Fizzers is a Scottish slang word for “faces”, a corruption of the French visage. It is the registered trademark used by the Scottish Cartoon Art Studio for a variety of projects featuring their caricature artwork. Fizzers pieces are not executed in the traditional, satirical mode of British caricature as epitomized by Gerald Scarfe, but are inspired by the works of European artists such as Sebastian Krüger and Patrice Ricord.

In April 2006, Mercat Press Ltd of Edinburgh published the first Fizzers book, subtitled Famous Scottish Faces Caricatured. The book featured a foreword by the Scottish stage and screen actor Brian Cox, and included over one hundred caricatures. Mercat Press was bought by Birlinn Ltd in 2007 and the Fizzers book went out of print in 2011 but is still available from online retailers.

The first Fizzers exhibition, subtitled The Alternative Portrait Gallery, ran at the Scottish National Portrait Gallery, Edinburgh from 7 April to 2 July 2006. The show featured over two hundred and fifty pieces and marked the first occasion on which the Gallery had displayed contemporary caricature work in such a manner. Four of the caricatures where acquired as permanent additions to the gallery's collection in April 2007. These were caricatures of the late comedian Chic Murray, lead singer of Wet Wet Wet Marti Pellow, golf champion Sam Torrance and darts champion Jocky Wilson.

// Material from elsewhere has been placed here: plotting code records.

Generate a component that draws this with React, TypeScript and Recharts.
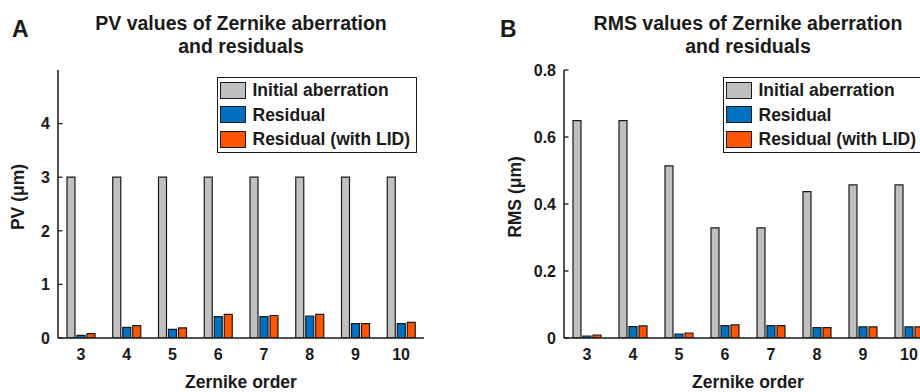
import React from 'react'
import { Bar, BarChart, Label, Legend, XAxis, YAxis } from 'recharts'

// Zernike orders on the x axis
const orders = ['3', '4', '5', '6', '7', '8', '9', '10']

// peak-to-valley values (µm)
const pvInitial = [3, 3, 3, 3, 3, 3, 3, 3]
const pvResidual = [0.05, 0.2, 0.16, 0.4, 0.4, 0.41, 0.27, 0.27]
const pvResidualLid = [0.08, 0.23, 0.19, 0.44, 0.42, 0.44, 0.27, 0.29]

// RMS values (µm)
const rmsInitial = [0.649, 0.649, 0.514, 0.329, 0.329, 0.437, 0.457, 0.457]
const rmsResidual = [0.006, 0.034, 0.012, 0.037, 0.037, 0.031, 0.033, 0.033]
const rmsResidualLid = [0.009, 0.036, 0.015, 0.039, 0.037, 0.031, 0.033, 0.033]

const pvTicks = [0, 1, 2, 3, 4]
const rmsTicks = [0, 0.2, 0.4, 0.6, 0.8]

const seriesNames = ['Initial aberration', 'Residual', 'Residual (with LID)']

const INK = '#1a1a1a'
const FONT = '"Liberation Sans", Arial, Helvetica, sans-serif'
const colors = ['#c0c0c0', '#0070c0', '#ff5500']

const buildRows = (a: number[], b: number[], c: number[]) =>
  orders.map((order, i) => ({ order, initial: a[i], residual: b[i], residualLid: c[i] }))

const pvData = buildRows(pvInitial, pvResidual, pvResidualLid)
const rmsData = buildRows(rmsInitial, rmsResidual, rmsResidualLid)

const fmtPv = (v: number) => String(v)
const fmtRms = (v: number) => (v === 0 ? '0' : v.toFixed(1))

// y tick: label left of the axis, short tick mark pointing into the plot
const makeYTick = (fmt: (v: number) => string) => (props: any) => {
  const { x, y, payload } = props
  return (
    <g>
      <line x1={x} x2={x + 4.5} y1={y} y2={y} stroke={INK} strokeWidth={1.3} />
      <text x={x - 8} y={y} dy="0.36em" textAnchor="end" fill={INK} fontSize={16} fontWeight="bold" fontFamily={FONT}>
        {fmt(payload.value)}
      </text>
    </g>
  )
}

const yTitle = (text: string, gap: number) => (props: any) => {
  const { x, y, width, height } = props.viewBox
  const cx = x + width - gap
  const cy = y + height / 2 - 7
  return (
    <text x={cx} y={cy} dy="0.36em" textAnchor="middle" transform={`rotate(-90 ${cx} ${cy})`}
      fill={INK} fontSize={17.5} fontWeight="bold" fontFamily={FONT}>
      {text}
    </text>
  )
}

const xTitle = (text: string) => (props: any) => {
  const { x, y, width, height } = props.viewBox
  return (
    <text x={x + width / 2} y={y + height - 4} textAnchor="middle" fill={INK} fontSize={17.5} fontWeight="bold" fontFamily={FONT}>
      {text}
    </text>
  )
}

const renderLegend = (props: any) => (
  <div style={{ border: `1.5px solid ${INK}`, background: '#fff', width: 200, height: 76, boxSizing: 'border-box', paddingLeft: 1.5 }}>
    {(props.payload || []).map((entry: any) => (
      <div key={entry.value} style={{ display: 'flex', alignItems: 'center', height: 24.5 }}>
        <span style={{ display: 'inline-block', width: 26, height: 17, background: entry.color, border: `1.5px solid ${INK}`, boxSizing: 'border-box', marginRight: 7 }} />
        <span style={{ fontFamily: FONT, fontWeight: 'bold', fontSize: 17.5, color: INK, whiteSpace: 'nowrap', lineHeight: '20px' }}>{entry.value}</span>
      </div>
    ))}
  </div>
)

type PanelProps = {
  letter: string
  title: string[]
  data: any[]
  ticks: number[]
  domain: [number, number]
  fmt: (v: number) => string
  yLabel: string
  yLabelGap: number
  left: number
  width: number
  axisWidth: number
  marginRight: number
}

function Panel(p: PanelProps) {
  const axisLine = { stroke: INK, strokeWidth: 1.5 }
  const plotWidth = p.width - p.axisWidth - p.marginRight
  const titleCenter = p.axisWidth + plotWidth / 2
  return (
    <div style={{ position: 'absolute', left: p.left, top: 0, width: p.width, height: 392 }}>
      <div style={{ position: 'absolute', left: p.letter === 'A' ? 12 : 40, top: 17.5, fontFamily: FONT, fontWeight: 'bold', fontSize: 23, lineHeight: '23px', color: INK }}>
        {p.letter}
      </div>
      <div style={{ position: 'absolute', left: titleCenter - 200, width: 400, top: 12.4, textAlign: 'center', fontFamily: FONT, fontWeight: 'bold', fontSize: 19.5, lineHeight: '23px', color: INK }}>
        {p.title.map(line => <div key={line}>{line}</div>)}
      </div>
      <BarChart width={p.width} height={392} data={p.data} barSize={8} barGap={2}
        margin={{ top: 70, right: p.marginRight, bottom: 0, left: 0 }}>
        <XAxis dataKey="order" interval={0} height={54} tickLine={false} tickSize={0} tickMargin={11}
          axisLine={axisLine} tick={{ fill: INK, fontSize: 16, fontWeight: 'bold', fontFamily: FONT }}>
          <Label content={xTitle('Zernike order')} />
        </XAxis>
        <XAxis xAxisId="top" dataKey="order" orientation="top" height={0} tick={false} tickLine={false} axisLine={axisLine} />
        <YAxis type="number" domain={p.domain} ticks={p.ticks} width={p.axisWidth} tickLine={false} tickSize={0} tickMargin={0}
          axisLine={axisLine} tick={makeYTick(p.fmt)} allowDataOverflow>
          <Label content={yTitle(p.yLabel, p.yLabelGap)} />
        </YAxis>
        <YAxis yAxisId="right" orientation="right" type="number" domain={p.domain} width={0} tick={false} tickLine={false} axisLine={axisLine} />
        <Legend content={renderLegend} layout="horizontal" verticalAlign="middle" align="center"
          wrapperStyle={{ left: p.axisWidth + 159, top: 77, width: 200, height: 76 }} />
        <Bar dataKey="initial" name={seriesNames[0]} fill={colors[0]} stroke={INK} strokeWidth={1.2} isAnimationActive={false} />
        <Bar dataKey="residual" name={seriesNames[1]} fill={colors[1]} stroke={INK} strokeWidth={1.2} isAnimationActive={false} />
        <Bar dataKey="residualLid" name={seriesNames[2]} fill={colors[2]} stroke={INK} strokeWidth={1.2} isAnimationActive={false} />
      </BarChart>
    </div>
  )
}

export default function App() {
  return (
    <div style={{ position: 'absolute', left: 0, top: 0, width: 920, height: 392, overflow: 'hidden', background: '#fff' }}>
      <Panel letter="A" title={['PV values of Zernike aberration', 'and residuals']} data={pvData}
        ticks={pvTicks} domain={[0, 5]} fmt={fmtPv} yLabel="PV (μm)" yLabelGap={40}
        left={0} width={460} axisWidth={58} marginRight={36} />
      <Panel letter="B" title={['RMS values of Zernike aberration', 'and residuals']} data={rmsData}
        ticks={rmsTicks} domain={[0, 0.8]} fmt={fmtRms} yLabel="RMS (μm)" yLabelGap={49}
        left={460} width={520} axisWidth={104} marginRight={48} />
    </div>
  )
}
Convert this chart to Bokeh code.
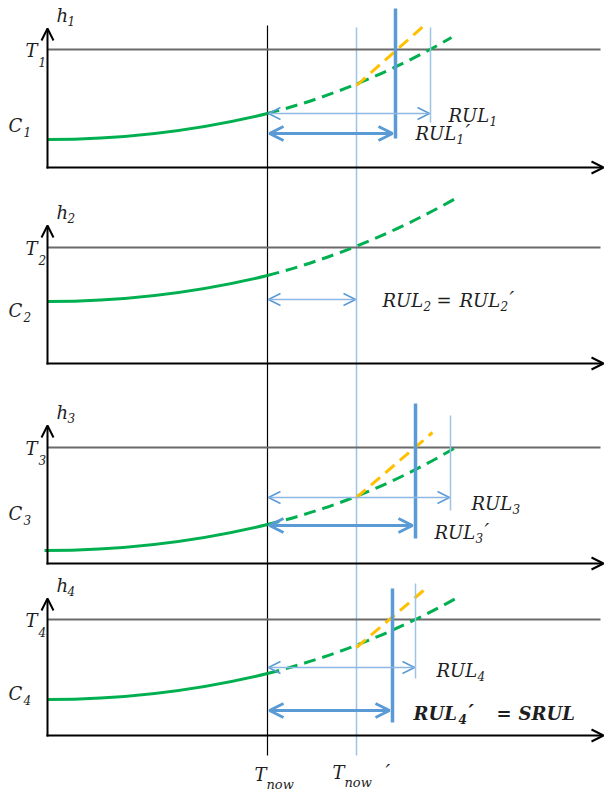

Fizzers caricatures were shown at the Platform art space in Easterhouse from 11 March to 5 April 2009. Fizzers: Well Kent Scottish Faces at the People's Palace and Winter Gardens, Glasgow, ran from 18 July to 4 October 2009. The show featured work previously seen at the Scottish National Portrait Gallery as well as a dozen entirely new caricatures.

In 2010 a gallery of Fizzers caricatures were installed as a permanent feature at The Chanter pub on Bread Street in Edinburgh.

From 27 May 2016 to 26 March 2017 the People's Palace will exhibit over 120 selected works from the Fizzers collection to mark its tenth anniversary.